Tax Court: Section 951 Inclusion Is not a Dividend

The Tax Court started, as courts always should, with the plain language of Section 1(h)(11).  Because neither the statute nor the legislative history provided a special definition of the term “dividend” or addressed whether inclusions under Subpart F are treated as dividends, the court turned to the general definition of “dividend” contained in Section 316(a).  Applying that definition, the court noted that a dividend requires a “distribution” by the corporation out of earnings and profits.  Under Supreme Court precedent, a “distribution” entails a change in form of ownership of corporate property, separating what a shareholders owns qua shareholder from what is owned as an individual.

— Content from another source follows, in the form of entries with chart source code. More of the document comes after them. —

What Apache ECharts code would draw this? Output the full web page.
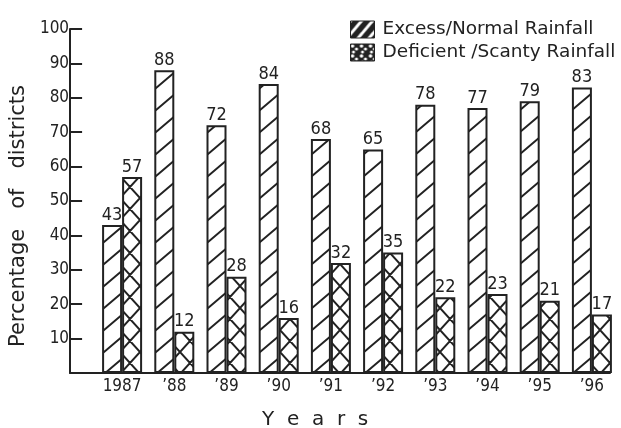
<!DOCTYPE html>
<html>
<head>
<meta charset="utf-8">
<script src="https://cdn.jsdelivr.net/npm/echarts@6/dist/echarts.min.js"></script>
<style>html,body{margin:0;padding:0;background:#fff;}#c{width:621px;height:428px;}</style>
</head>
<body>
<div id="c"></div>
<script>
const years = ['1987', '\u201988', '\u201989', '\u201990', '\u201991', '\u201992', '\u201993', '\u201994', '\u201995', '\u201996'];
const excessNormal = [43, 88, 72, 84, 68, 65, 78, 77, 79, 83];
const deficientScanty = [57, 12, 28, 16, 32, 35, 22, 23, 21, 17];
const yTicks = [0, 10, 20, 30, 40, 50, 60, 70, 80, 90, 100];
const seriesNames = ['Excess/Normal Rainfall', 'Deficient /Scanty Rainfall'];

const INK = '#222222';
const FONT = 'DejaVu Sans';
const FONTC = '"DejaVu Sans Condensed", "DejaVu Sans"';

function hatch(w, h, cross, bg, fg, lw) {
  const c = document.createElement('canvas');
  c.width = w; c.height = h;
  const g = c.getContext('2d');
  g.fillStyle = bg; g.fillRect(0, 0, w, h);
  g.strokeStyle = fg; g.lineWidth = lw; g.lineCap = 'square';
  g.beginPath();
  for (const dx of [-w, 0, w]) {
    for (const dy of [-h, 0, h]) {
      g.moveTo(dx, dy + h); g.lineTo(dx + w, dy);
      if (cross) { g.moveTo(dx, dy); g.lineTo(dx + w, dy + h); }
    }
  }
  g.stroke();
  return c;
}
function dots(w, h, bg, fg) {
  const c = document.createElement('canvas');
  c.width = w; c.height = h;
  const g = c.getContext('2d');
  g.fillStyle = bg; g.fillRect(0, 0, w, h);
  g.fillStyle = fg;
  [[2, 2, 1.8], [6, 5, 1.6], [3, 8, 1.5]].forEach(([x, y, r]) => {
    g.beginPath(); g.arc(x, y, r, 0, Math.PI * 2); g.fill();
  });
  return c;
}
const patExcess = hatch(26, 22, false, '#ffffff', INK, 2);
const patDef = hatch(20, 22, true, '#ffffff', INK, 2);
const legExcess = hatch(11, 13, false, INK, '#ffffff', 3);
const legDef = dots(9, 10, INK, '#ffffff');

const chart = echarts.init(document.getElementById('c'), null, {renderer: 'canvas'});
chart.setOption({
  animation: false,
  backgroundColor: '#ffffff',
  textStyle: {fontFamily: FONT, color: INK},
  title: {
    text: 'Y  e  a  r  s',
    left: 257, top: 405,
    textStyle: {fontFamily: FONT, fontSize: 20, fontWeight: 'normal', color: INK}
  },
  legend: {
    orient: 'vertical',
    left: 345, top: 15,
    itemWidth: 24, itemHeight: 17, itemGap: 4,
    textStyle: {fontFamily: FONT, fontSize: 18.5, lineHeight: 18, color: INK, padding: [0, 0, 0, 3]},
    data: [
      {name: seriesNames[0], icon: 'rect', itemStyle: {color: {image: legExcess, repeat: 'repeat'}, borderColor: INK, borderWidth: 1}},
      {name: seriesNames[1], icon: 'rect', itemStyle: {color: {image: legDef, repeat: 'repeat'}, borderColor: INK, borderWidth: 1}}
    ]
  },
  grid: [
    {left: 68, right: 11, top: 29, bottom: 55},
    {left: 96, right: 3, top: 29, bottom: 55}
  ],
  xAxis: [
    {gridIndex: 0, type: 'value', min: 0, max: 1,
     axisLine: {show: true, lineStyle: {color: INK, width: 2}},
     axisTick: {show: false}, axisLabel: {show: false}, splitLine: {show: false}},
    {gridIndex: 1, type: 'category', data: years,
     axisLine: {show: false}, axisTick: {show: false}, splitLine: {show: false},
     axisLabel: {fontFamily: FONTC, fontSize: 17, color: INK, margin: 5}}
  ],
  yAxis: [
    {gridIndex: 0, type: 'value', min: 0, max: 100, interval: 10,
     name: 'Percentage   of   districts', nameLocation: 'middle', nameGap: 31, nameRotate: 90,
     nameTextStyle: {fontFamily: FONT, fontSize: 21, color: INK, padding: [0, 30, 0, 0]},
     axisLine: {show: true, lineStyle: {color: INK, width: 2}},
     axisTick: {show: true, inside: true, length: 12, lineStyle: {color: INK, width: 2}},
     axisLabel: {fontFamily: FONTC, fontSize: 17, color: INK, margin: 1, padding: [0, 0, 10, 0],
       formatter: v => (v === 0 ? '' : String(v))},
     splitLine: {show: false}},
    {gridIndex: 1, type: 'value', min: yTicks[0], max: yTicks[yTicks.length - 1], show: false}
  ],
  series: [
    {name: seriesNames[0], type: 'bar', xAxisIndex: 1, yAxisIndex: 1, data: excessNormal,
     barWidth: 20, barGap: '0%',
     itemStyle: {color: {image: patExcess, repeat: 'repeat'}, borderColor: INK, borderWidth: 2},
     label: {show: true, position: 'top', distance: 1, fontFamily: FONTC, fontSize: 18, color: INK}},
    {name: seriesNames[1], type: 'bar', xAxisIndex: 1, yAxisIndex: 1, data: deficientScanty,
     barWidth: 20, barGap: '0%',
     itemStyle: {color: {image: patDef, repeat: 'repeat'}, borderColor: INK, borderWidth: 2},
     label: {show: true, position: 'top', distance: 1, fontFamily: FONTC, fontSize: 18, color: INK}}
  ]
});
</script>
</body>
</html>
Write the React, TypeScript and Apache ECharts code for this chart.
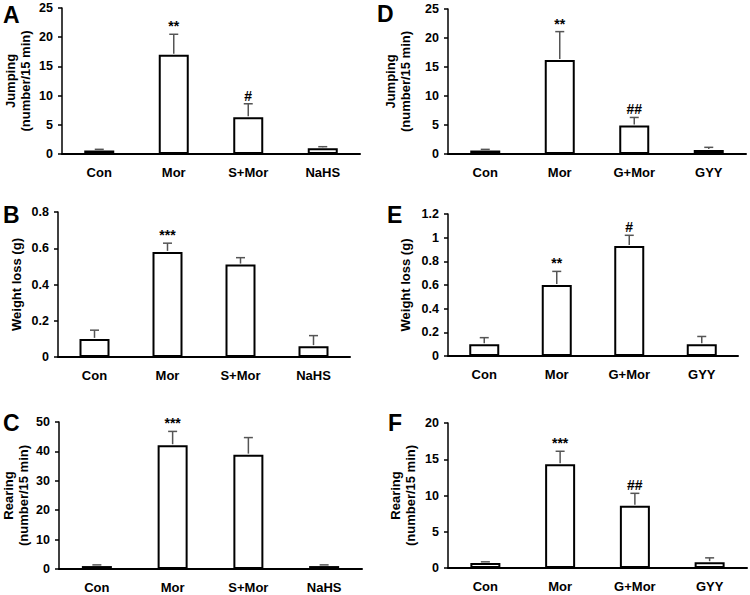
import React, { useEffect, useRef } from "react";
import * as echarts from "echarts";

const catsLeft = ["Con", "Mor", "S+Mor", "NaHS"];
const catsRight = ["Con", "Mor", "G+Mor", "GYY"];

const jumpingA = [0.6, 17.0, 6.3, 1.0];
const jumpingAErr = [0.8, 20.5, 8.6, 1.25];
const jumpingASig = ["", "**", "#", ""];

const weightB = [0.1, 0.58, 0.51, 0.06];
const weightBErr = [0.148, 0.628, 0.548, 0.118];
const weightBSig = ["", "***", "", ""];

const rearingC = [1.0, 42.1, 38.9, 1.0];
const rearingCErr = [1.4, 46.8, 44.7, 1.4];
const rearingCSig = ["", "***", "", ""];

const jumpingD = [0.6, 16.2, 4.9, 0.7];
const jumpingDErr = [0.8, 21.1, 6.3, 1.15];
const jumpingDSig = ["", "**", "##", ""];

const weightE = [0.1, 0.6, 0.93, 0.1];
const weightEErr = [0.155, 0.715, 1.02, 0.165];
const weightESig = ["", "**", "#", ""];

const rearingF = [0.7, 14.3, 8.6, 0.8];
const rearingFErr = [0.85, 16.1, 10.3, 1.4];
const rearingFSig = ["", "***", "##", ""];

const FONT = "'Liberation Sans', Arial, Helvetica, sans-serif";

const panels = [
  { letter: "A", lx: 3, ly: 3, cats: catsLeft, vals: jumpingA, errs: jumpingAErr, sig: jumpingASig, name: "Jumping\n(number/15 min)", max: 25, interval: 5, grid: { left: 62, right: 390, top: 8, bottom: 441 }, nameGap: 29 },
  { letter: "B", lx: 3, ly: 203, cats: catsLeft, vals: weightB, errs: weightBErr, sig: weightBSig, name: "Weight loss (g)", max: 0.8, interval: 0.2, grid: { left: 58, right: 400, top: 212, bottom: 238 }, nameGap: 34 },
  { letter: "C", lx: 3, ly: 411, cats: catsLeft, vals: rearingC, errs: rearingCErr, sig: rearingCSig, name: "Rearing\n(number/15 min)", max: 50, interval: 10, grid: { left: 59, right: 388, top: 422, bottom: 26 }, nameGap: 28 },
  { letter: "D", lx: 377, ly: 2, cats: catsRight, vals: jumpingD, errs: jumpingDErr, sig: jumpingDSig, name: "Jumping\n(number/15 min)", max: 25, interval: 5, grid: { left: 448, right: 4, top: 9, bottom: 441 }, nameGap: 35 },
  { letter: "E", lx: 387, ly: 203, cats: catsRight, vals: weightE, errs: weightEErr, sig: weightESig, name: "Weight loss (g)", max: 1.2, interval: 0.2, grid: { left: 448, right: 12, top: 214, bottom: 239 }, nameGap: 35 },
  { letter: "F", lx: 388, ly: 411, cats: catsRight, vals: rearingF, errs: rearingFErr, sig: rearingFSig, name: "Rearing\n(number/15 min)", max: 20, interval: 5, grid: { left: 448, right: 3, top: 423, bottom: 27 }, nameGap: 30 },
];

export default function App() {
  const ref = useRef<HTMLDivElement>(null);
  useEffect(() => {
    if (!ref.current) return;
    const chart = echarts.init(ref.current, undefined, { renderer: "svg" });
    const grid: any[] = [];
    const xAxis: any[] = [];
    const yAxis: any[] = [];
    const series: any[] = [];
    const graphic: any[] = [];
    panels.forEach((p, i) => {
      grid.push({ ...p.grid, containLabel: false });
      xAxis.push({
        type: "category",
        gridIndex: i,
        data: p.cats,
        boundaryGap: true,
        axisLine: { show: true, lineStyle: { color: "#000", width: 2 } },
        axisTick: { show: false },
        axisLabel: { color: "#000", fontFamily: FONT, fontWeight: "bold", fontSize: 13, margin: 12 },
        splitLine: { show: false },
      });
      yAxis.push({
        type: "value",
        gridIndex: i,
        min: 0,
        max: p.max,
        interval: p.interval,
        name: p.name,
        nameLocation: "middle",
        nameRotate: 90,
        nameGap: p.nameGap,
        nameTextStyle: { color: "#000", fontFamily: FONT, fontWeight: "bold", fontSize: 13, lineHeight: 15 },
        axisLine: { show: true, lineStyle: { color: "#000", width: 1.5 } },
        axisTick: { show: true, inside: false, length: 4, lineStyle: { color: "#000", width: 1.5 } },
        axisLabel: { color: "#000", fontFamily: FONT, fontWeight: "bold", fontSize: 12.5, margin: 9 },
        splitLine: { show: false },
      });
      series.push({
        type: "bar",
        xAxisIndex: i,
        yAxisIndex: i,
        data: p.vals,
        barWidth: 30,
        itemStyle: { color: "#fff", borderColor: "#000", borderWidth: 2 },
        z: 2,
      });
      const sig = p.sig;
      series.push({
        type: "custom",
        xAxisIndex: i,
        yAxisIndex: i,
        data: p.vals.map((v, k) => [k, v, p.errs[k]]),
        encode: { x: 0, y: [1, 2] },
        z: 3,
        renderItem: (params: any, api: any) => {
          const idx = api.value(0);
          const base = api.coord([idx, api.value(1)]);
          const top = api.coord([idx, api.value(2)]);
          const children: any[] = [
            { type: "line", shape: { x1: base[0], y1: base[1] - 1, x2: top[0], y2: top[1] }, style: { stroke: "#555", lineWidth: 1.5 } },
            { type: "line", shape: { x1: top[0] - 4.5, y1: top[1], x2: top[0] + 4.5, y2: top[1] }, style: { stroke: "#555", lineWidth: 1.5 } },
          ];
          const s = sig[params.dataIndex];
          if (s) {
            children.push({
              type: "text",
              style: {
                text: s,
                x: top[0],
                y: top[1] - 1,
                textAlign: "center",
                textVerticalAlign: "bottom",
                fill: "#000",
                font: `bold 14px ${FONT}`,
              },
            });
          }
          return { type: "group", children };
        },
      });
      graphic.push({
        type: "text",
        left: p.lx,
        top: p.ly,
        style: { text: p.letter, fill: "#000", font: `bold 23px ${FONT}` },
      });
    });
    chart.setOption({
      animation: false,
      backgroundColor: "#fff",
      grid,
      xAxis,
      yAxis,
      series,
      graphic,
    });
    return () => chart.dispose();
  }, []);
  return <div ref={ref} style={{ width: 750, height: 595, position: "absolute", left: 0, top: 0 }} />;
}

Because a Section 951 inclusion does not involve a change in ownership of property, there was no “distribution” of property and therefore no “dividend” for purposes of Section 316(a).  Without a “dividend,” the taxpayers were outside the ambit of Section 1(h)(11).  For a more detailed analysis of the Tax Court’s opinion, click here.

The Fifth Circuit Affirms

The taxpayers appealed to the Fifth Circuit, primarily arguing that the Tax Court ignored Congress’s intent when it enacted the Subpart F regime in 1962.  The taxpayers pursued a substance-over-form argument, contending that the mechanics of a Section 951 inclusion are almost identical to the mechanics of a Section 316 dividend and therefore in substance should be treated as a dividend for purposes of Section 1(h)(11).  The government defended the Tax Court’s rationale, and countered the taxpayers’ substance-over-form argument by arguing that the relevant statutes specifically required a distribution of corporate property out of earnings and profits.  The government also invoked the National Alfalfa principle that taxpayers are free to choose the form of their transaction but, once having chosen such a form, may not disavow it in favor of another form that would provide different tax treatment.

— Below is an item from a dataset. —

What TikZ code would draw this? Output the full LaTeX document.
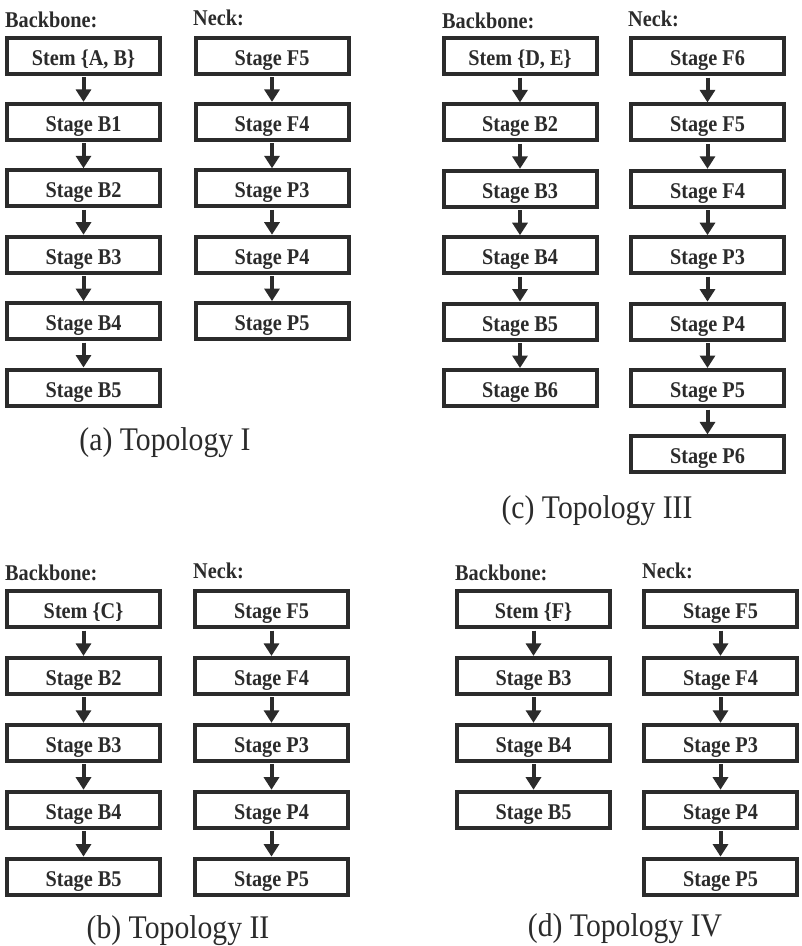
\documentclass[tikz,border=0pt]{standalone}
\usepackage{fontspec}
\setmainfont{Liberation Serif}[FakeStretch=0.9]
\usetikzlibrary{arrows.meta}
\definecolor{ink}{HTML}{2B2B2B}
\tikzset{
  box/.style={draw=ink, line width=4pt, minimum width=153pt, minimum height=36pt,
    inner sep=0pt, text height=19pt, text depth=0pt, text=ink, font=\fontsize{22.5}{24}\selectfont\bfseries},
  arr/.style={draw=ink, line width=4pt, -{Triangle[width=15pt,length=12.5pt]}, shorten <=1.5pt},
  headtxt/.style={anchor=base west, inner sep=0pt, text=ink, font=\fontsize{22.5}{24}\selectfont\bfseries},
  captxt/.style={anchor=base, inner sep=0pt, text=ink, font=\fontsize{33}{36}\selectfont}
}
\newcommand\stagecol[5]{%
  \foreach \t [count=\i, remember=\i as \j (initially 0)] in {#5} {%
    \node[box] (#1-\i) at (#2, {#3+(\i-1)*#4}) {\t};
    \ifnum\i>1 \draw[arr] (#1-\j.south) -- (#1-\i.north);\fi
  }%
}
\begin{document}
\begin{tikzpicture}[x=1pt,y=-1pt]
\useasboundingbox[fill=white] (0,0) rectangle (802,946);
% (a)
\node[headtxt] (ahb) at (5,27) {Backbone:};
\node[headtxt] (ahn) at (193,25.5) {Neck:};
\stagecol{ab}{83.5}{55.5}{66.4}{{Stem \{A, B\}},Stage B1,Stage B2,Stage B3,Stage B4,Stage B5}
\stagecol{an}{272}{55.5}{66.4}{Stage F5,Stage F4,Stage P3,Stage P4,Stage P5}
\node[captxt] (acap) at (165,450) {(a) Topology I};
% (c)
\node[headtxt] (chb) at (442,28) {Backbone:};
\node[headtxt] (chn) at (628,26) {Neck:};
\stagecol{cb}{520}{56}{66.4}{{Stem \{D, E\}},Stage B2,Stage B3,Stage B4,Stage B5,Stage B6}
\stagecol{cn}{707.5}{56}{66.4}{Stage F6,Stage F5,Stage F4,Stage P3,Stage P4,Stage P5,Stage P6}
\node[captxt] (ccap) at (597,518) {(c) Topology III};
% (b)
\node[headtxt] (bhb) at (5,580) {Backbone:};
\node[headtxt] (bhn) at (193,578) {Neck:};
\stagecol{bb}{83.5}{609}{66.9}{{Stem \{C\}},Stage B2,Stage B3,Stage B4,Stage B5}
\stagecol{bn}{271.5}{609}{66.9}{Stage F5,Stage F4,Stage P3,Stage P4,Stage P5}
\node[captxt] (bcap) at (178,938) {(b) Topology II};
% (d)
\node[headtxt] (dhb) at (455,580) {Backbone:};
\node[headtxt] (dhn) at (642,578) {Neck:};
\stagecol{db}{533.5}{609}{66.9}{{Stem \{F\}},Stage B3,Stage B4,Stage B5}
\stagecol{dn}{720.5}{609}{66.9}{Stage F5,Stage F4,Stage P3,Stage P4,Stage P5}
\node[captxt] (dcap) at (625,936) {(d) Topology IV};
\end{tikzpicture}
\end{document}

At oral argument, the Fifth Circuit challenged each party extensively.  On the taxpayers’ side, the panel focused on the lack of a specific statutory provision treating a Section 951 inclusion as a dividend.  On the government’s side, the panel focused on whether the result reached by the Tax Court was fair in light of prior pronouncements by the executive and legislative branches supporting the view that Section 951 inclusions should be treated as dividends.

The Fifth Circuit affirmed the Tax Court, essentially adopting its analysis.  It noted that the taxpayers could have structured their affairs to produce an actual dividend under the Code and achieve the preferential tax rate, but did not do so.  With respect to the taxpayers’ argument that Section 951 inclusions are deemed dividends, the court stated that the “argument is unpersuasive, however, because, when Congress decides to treat certain inclusions as dividends, it explicitly states as much, and Congress has not so designated the inclusions at issue here.”

The Fifth Circuit’s approach of interpreting Subpart F narrowly and according to its plain language, not the legislative history, is consistent with prior judicial precedent in the area and should be a welcome development for practitioners involved in international tax planning.  Given the specific statutory rules in Subpart F, the Fifth Circuit’s opinion can be read as supporting the position that it is up to Congress to amend the Subpart F rules if a different result is desired, and that courts should be wary of relying heavily on legislative history or tax policy concerns in this area.